I don’t just enjoy cooking and eating. I love the sound of the knife slicing through an onion, the smell of the pepper as it prepares to season something, the sizzle as something lands in a pre-heated pan, the aromas of garlic and other flavourings swirling through the kitchen air, the waft that reaches your nose as you bring a forkful to your mouth, the melt in your mouth meat as you take your first bite and so on. My senses just feel so in tune with every step of the process that I feel more excited to cook and eat than ever before. It makes me feel connected to the world, appreciative of the ingredients available to me and thankful for me having a full range of senses to be able to enjoy them to their fullest potential.
Exercise is a regular part of my regime now. Whether it’s going for a short walk through the green spaces that surround me, to enjoy the fresh air and the gentle rustling of the trees that contain birds chirping away, or using light weights and the things that exist around me at home. This is not something I do to lose weight, to alter my strength, to find some deeper inner peace in myself or anything else that would serve a joyful meaning. It is something that was rather thrust upon me through my recovery from surgery and the concept of needing cardiac rehab to get me back to the position my body was once in. A lot changed about my mindset after surgery and for the first time in my life I found going to a weekly exercise session to be enjoyable and I even reached the dizzying heights of waking up that morning looking forward to it. I felt ready to take on the world after those sessions and that feeling drove me on to bring it into my routine, whilst watching something on Netflix or YouTube, a few more times a week.

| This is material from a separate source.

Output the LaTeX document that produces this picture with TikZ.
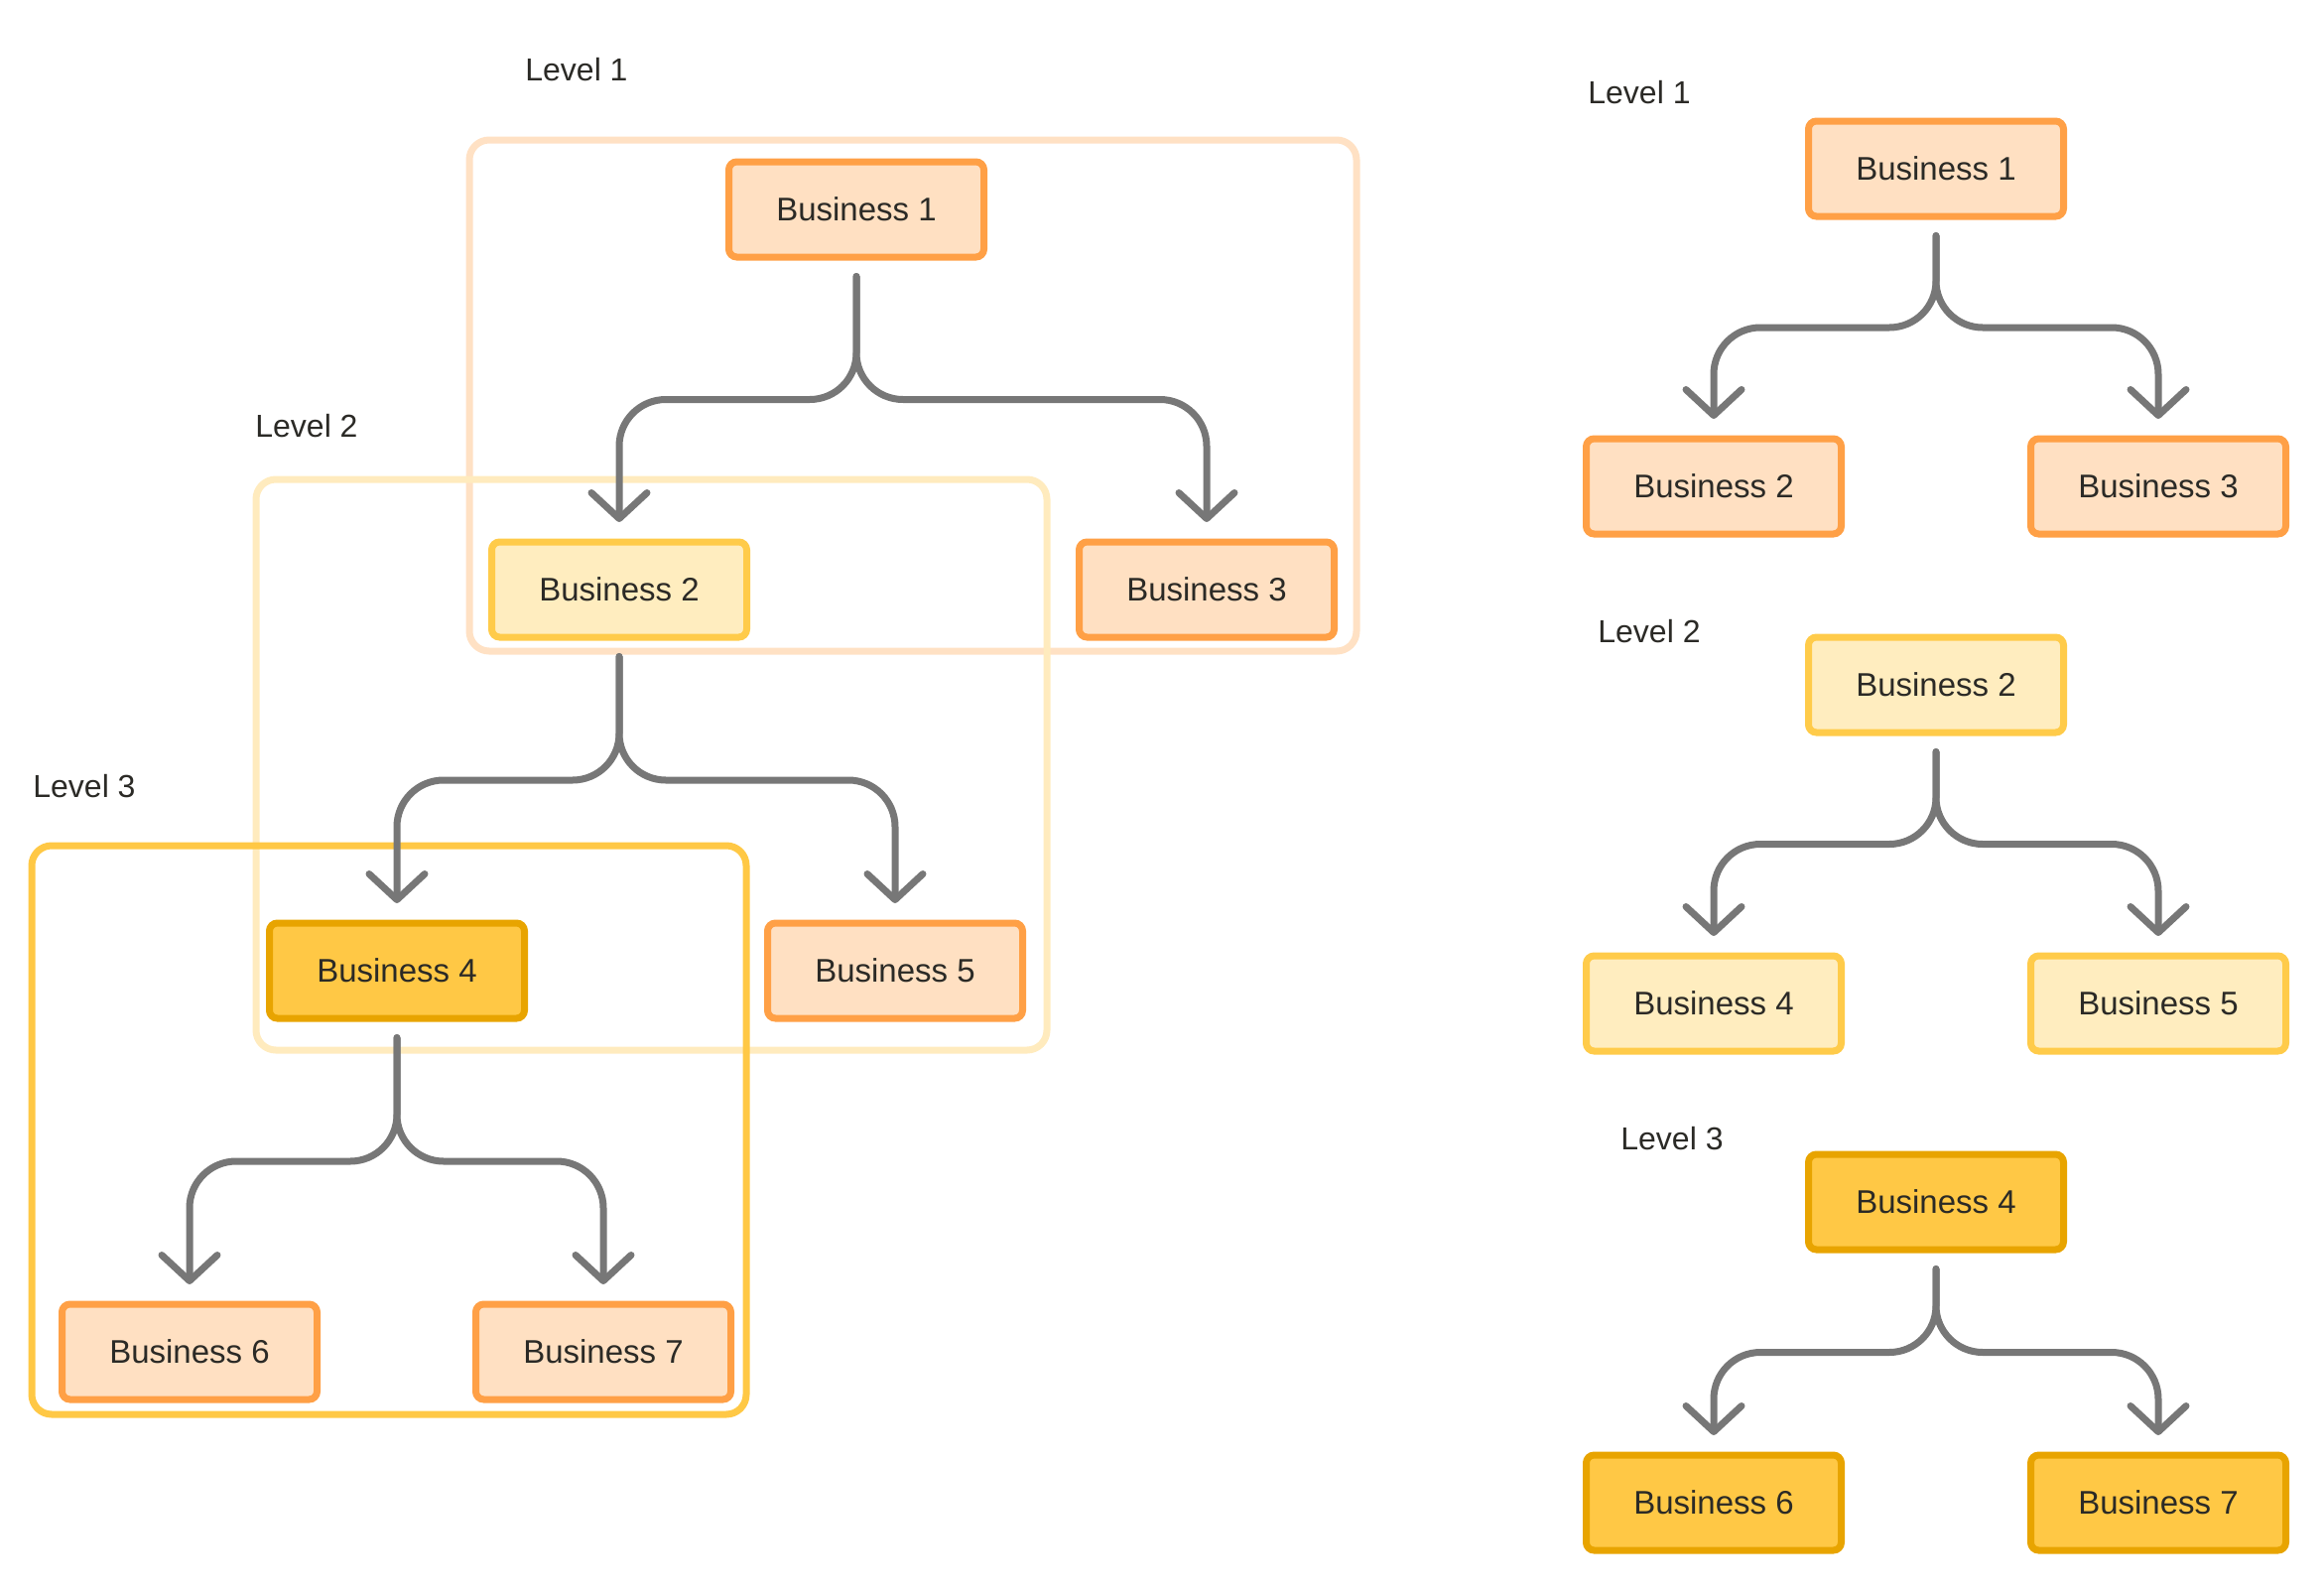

Then there is reading. Like many souls that are lucky enough to go onto further and higher education reading became a bit of a chore, trawling through books that provided little interest and certainly no room for the imagination. After reading all the articles, non-fiction books and short snippets of very specific fiction there was very little room for any reading of pleasure. This combined with the depression that rather sucked the fun out of everything I didn’t really properly pick up a book in years. Yes, I certainly read the occasional book but the words did not soak into my head sponge any more than nice words or friendly comments did. Each year I promised to get back into reading but for so long I did it because I felt the need to read and that if I wasn’t reading, given how much of it I used to do in the past, I was getting judged and mocked somehow. This year though I set myself the challenge of reading more for no other reason than to enjoy it. A book a month, a book a week or even a book in a day didn’t really matter to me. I just wanted to read each word and how they formed sentences and just take it all in. Appreciate the art of words and books. I’m returning to a part of me with focus, attention, patience and happiness to sit in silence reading and it’s a part of me that for a long time I honestly believed was lost.

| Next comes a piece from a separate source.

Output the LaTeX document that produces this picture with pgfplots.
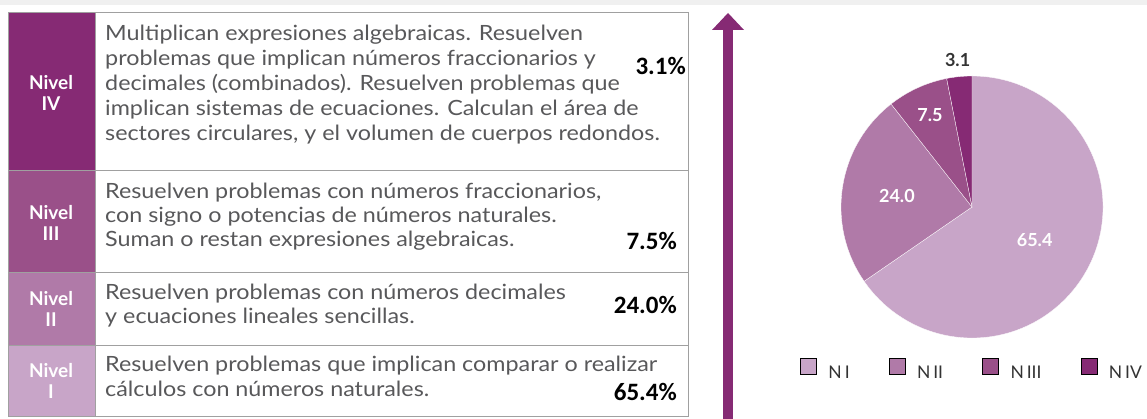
\documentclass[border=0pt]{standalone}
\usepackage{pgfplots}
\pgfplotsset{compat=1.18}
\usepackage{fontspec}
\setmainfont{Lato}
\newfontfamily\descfont[FakeStretch=1.11]{Lato}
\newfontfamily\calibri{Carlito}
\definecolor{cIV}{HTML}{862A74}
\definecolor{cIII}{HTML}{9A5089}
\definecolor{cII}{HTML}{B07AA8}
\definecolor{cI}{HTML}{C8A5C8}
\definecolor{txt}{HTML}{58585A}
\definecolor{rule}{HTML}{A0A0A0}
\definecolor{lab}{HTML}{333333}
\begin{document}
\begin{tikzpicture}[x=1pt,y=-1pt]
\useasboundingbox (0,0) rectangle (1147,419);
\fill[gray!12] (0,0) rectangle (1147,5);
% level cells
\fill[cIV] (8,13) rectangle (95,171);
\fill[cIII] (8,171) rectangle (95,273);
\fill[cII] (8,273) rectangle (95,345);
\fill[cI] (8,345) rectangle (95,416);
\draw[rule, line width=1pt] (8,13) rectangle (688,416);
\draw[rule, line width=1pt] (8,171) -- (688,171) (8,273) -- (688,273) (8,345) -- (688,345) (95,13) -- (95,416);
\tikzset{niv/.style={text=white, font=\fontsize{19}{21}\selectfont\bfseries, align=center, inner sep=0pt}}
\node[niv] at (51,93) {Nivel\\IV};
\node[niv] at (51,223) {Nivel\\III};
\node[niv] at (51,309) {Nivel\\II};
\node[niv] at (51,381) {Nivel\\I};
\tikzset{desc/.style={text=txt, font=\descfont\fontsize{21}{25}\selectfont, anchor=base west, inner sep=0pt}}
\node[desc] at (105,41) {Multiplican expresiones algebraicas. Resuelven};
\node[desc] at (105,66) {problemas que implican números fraccionarios y};
\node[desc] at (105,91) {decimales (combinados). Resuelven problemas que};
\node[desc] at (105,116) {implican sistemas de ecuaciones. Calculan el área de};
\node[desc] at (105,141) {sectores circulares, y el volumen de cuerpos redondos.};
\node[desc] at (105,199) {Resuelven problemas con números fraccionarios,};
\node[desc] at (105,223) {con signo o potencias de números naturales.};
\node[desc] at (105,247) {Suman o restan expresiones algebraicas.};
\node[desc] at (105,299) {Resuelven problemas con números decimales};
\node[desc] at (105,323) {y ecuaciones lineales sencillas.};
\node[desc] at (105,371) {Resuelven problemas que implican comparar o realizar};
\node[desc] at (105,396) {cálculos con números naturales.};
\tikzset{pct/.style={text=black, font=\calibri\bfseries\fontsize{25}{28}\selectfont, anchor=base east, inner sep=0pt}}
\node[pct] at (686,75) {3.1\%};
\node[pct] at (677,250) {7.5\%};
\node[pct] at (677,313) {24.0\%};
\node[pct] at (677,400) {65.4\%};
% arrow
\fill[cIV] (723,29) rectangle (733,419);
\fill[cIV] (712,30) -- (728,13) -- (744,30) -- cycle;
% pie
\begin{axis}[at={(972pt,-207pt)}, anchor=center, x=131pt, y=131pt,
  xmin=-1.3, xmax=1.3, ymin=-1.3, ymax=1.3, hide axis, clip=false,
  legend columns=4,
  legend style={at={(axis description cs:0.5,0.0215)}, anchor=center, draw=none, fill=none,
    font=\fontsize{17.5}{20}\selectfont, text=lab, inner sep=0pt,
    /tikz/every odd column/.append style={column sep=10pt},
    /tikz/every even column/.append style={column sep=37pt}},
  legend image code/.code={\fill[#1] (0pt,-1pt) rectangle (16pt,15pt);}]
\addlegendimage{fill=cI}\addlegendentry{N\,I}
\addlegendimage{fill=cII}\addlegendentry{N\,II}
\addlegendimage{fill=cIII}\addlegendentry{N\,III}
\addlegendimage{fill=cIV}\addlegendentry{N\,IV}
\pgfplotsextra{
\foreach \v/\c/\r/\tc [remember=\e as \s (initially 90)] in {65.4/cI/0.54/white, 24.0/cII/0.58/white, 7.5/cIII/0.77/white, 3.1/cIV/1.13/lab}{
  \pgfmathsetmacro\e{\s-3.6*\v}
  \pgfmathsetmacro\m{(\s+\e)/2}
  \fill[\c, draw=white, line width=0.3pt] (axis cs:0,0) -- (axis cs:{cos(\s)},{sin(\s)}) arc[start angle=\s, end angle=\e, radius=131pt] -- cycle;
  \node[text=\tc, font=\fontsize{18}{20}\selectfont\bfseries] at (axis cs:{\r*cos(\m)},{\r*sin(\m)}) {\v};
}}
\end{axis}
\end{tikzpicture}
\end{document}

Parts of the old me have returned but new and exciting changes have come along too. Will things always be this way? Will the sky be blue tomorrow? In some ways I wish I knew what was to creep along but that would no doubt cloud my judgement and ability to enjoy the moment of today. But what I do know is that right now I am truly content and dare I say it? HAPPY. I’m perfectly happy sitting alone, I’m perfectly happy to not constantly be surrounded by another person, I’m happy to have time to think, I’m happy to be alive, I’m happy to have turned 24 and be reaching a point of my life where I truly feel like I know myself as an adult.
I feel happy to feel. Feeling anything, having any of my senses or emotions (even the sad ones) coming to life, makes me happy. I feel alive. God I even feel happy sharing a photo of myself in some Deidre style glasses.